Players who once were not as involved are suddenly integral factors in whether the Hawks win. Sometimes, those roles are filled by incoming freshmen such as Bri Toelle, whose playing time hadn’t increased until recently. But now that it has, she’s making the most of it.

“She has a good attacking mindset. She’s feels comfortable taking some people on one on one, looking to beat people,” Iowa head coach Ron Rainey said. “She’s played some serves in the box and things like that which we need out of our attackers.” 

Early in the season, Toelle typically saw anywhere 15 to 30 minutes per game. But as the Big Ten season rolled around, that number increased to the high 30s per match and eventually culminated in Toelle getting her first college start.

The start was one to remember for Toelle. The match lasted slightly more than 105 minutes as the Hawkeyes downed Michigan State in double overtime. In her 86 minutes of action, she attempted 3 shots — two were on target.

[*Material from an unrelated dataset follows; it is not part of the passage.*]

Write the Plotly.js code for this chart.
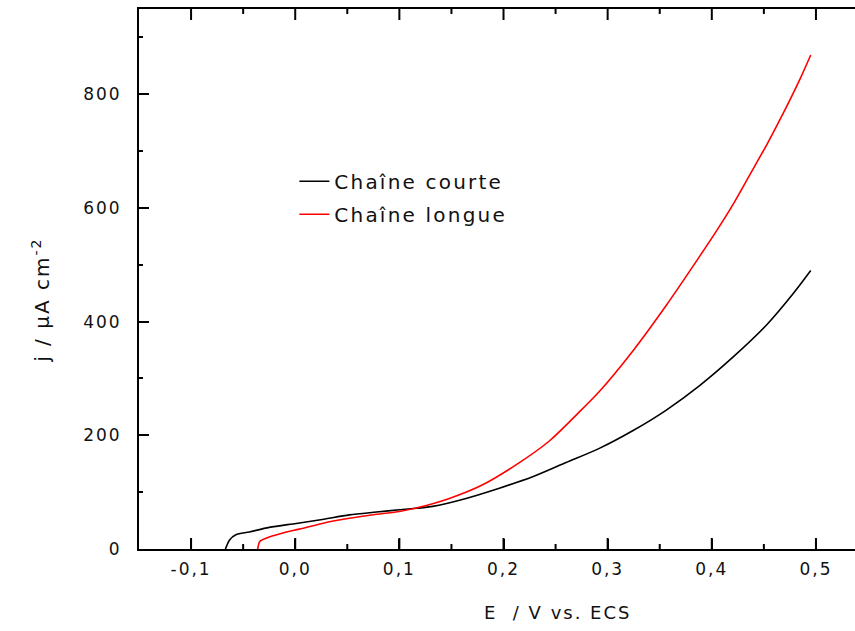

“It was definitely exciting; there were a lot of emotions that were added into it,” she said. “I think I’ve been working hard, and I was excited to get out there and prove that I could get the job done.”

On the season, Toelle has scored twice for the Hawkeyes and made 2 assists. Her teammates see several reasons that Toelle has found her way into the starting lineup.

“It’s different coming from club soccer to the college level. It’s a lot higher intensity,” forward Cloe Lacasse said. “Bri has been getting her level up, so it’s obviously going to increase her playing time.”

Another aspect is the transition to college sports — a problem that every freshman faces in her first year.

“[The coaches] have been telling me that this league at the Big Ten level is a whole lot different, especially aggression wise,” Toelle said. “I just have to make sure that I’m being strong and going into hard tackles, just being smart on the ball.”

Something not often thought about but an aspect that helps Toelle see the field more is her left-footedness. This makes Toelle perfect to play left forward for the Hawkeyes. Whereas a right-footed forward would be shooting or crossing with her off-foot, Toelle feels natural in the position.

“It isn’t something you see very often,” Lacasse said. “It’s good to have a left-footed player on the left side, crossing her in and getting shots in with her dominant foot.”

This advantage played out on the field in Iowa’s latest match when the Hawks took on Indiana on Oct. 12 — Toelle’s second start of her career.

For the Hawks’ first score of the game, Toelle took the ball up the left side of the field and crossed it to Lacasse, who finished inside the left post. It was a play that might not have been possible had Toelle been right-footed.

With another three years remaining at Iowa following this season, Toelle has room for improvement. That being said, plays like the one at Indiana are something that the Hawkeyes are hoping to see many more times before she finishes her career at Iowa.